When Hill Alder Angel Hubbard joined her colleagues in a chorus of “Aye” votes in favor of the contract on Monday, she said, “I wanted to cry.”

“This is my real life story,” Hubbard said.

Hubbard doesn’t remember the precise year that she first went through Goodwill’s five-day course. She estimates that it was about a decade ago, years after her own exit from prison.

“My past did consist of me fighting a lot,” Hubbard said. “The housing complex that I grew up in, we had to survive. So yes, I did get arrested a few times.”

It’s a past that she hasn’t forgotten about in her role as an alder. “I have been incarcerated, so for me it’s always a blessing to step foot in City Hall. From prison to part of the city,” she said.

“I’m not ashamed of my past, because that’s why I can stand tall today and not be moved or wavered,” Hubbard added. “I know the storms that I’ve been through. It was because of those thunderstorms where I can now tell a person, ‘Here’s an umbrella so you don’t get wet.’”

She recalled finding a sense of “family” at Goodwill, both among her fellow classmates and in the mentors, including Loftus, who worked there.

“They don’t look at you as a criminal. They don’t look at you as someone from your past — they look at you as someone who is trying to correct your past,” Hubbard said. “They treated you as a person, and not what was on paper.”

At the same time, Hubbard noted, the Goodwill staff held participants to a high standard.

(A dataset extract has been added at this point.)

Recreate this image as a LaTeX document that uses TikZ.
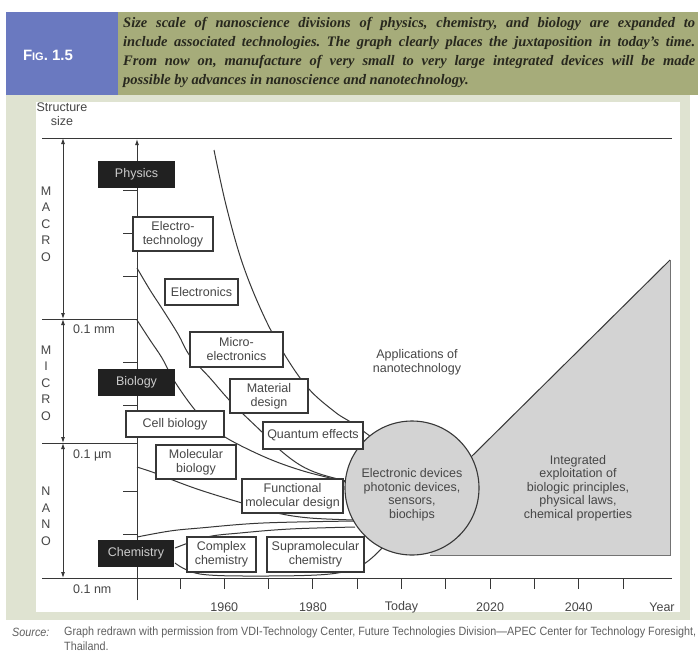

They wouldn’t provide security deposit assistance, for instance, unless recipients could demonstrate that their rent was realistic for their income. “They don’t set you up to fail. They don’t sugarcoat anything,” said Hubbard. “They give it to you straight up and raw.”

After completing the five-day class at Goodwill, Hubbard became a shift supervisor at the organization, and she now returns to tell her own story to new participants in the class.

She said she tells them: “Do not look so much in your past. Look in your future.”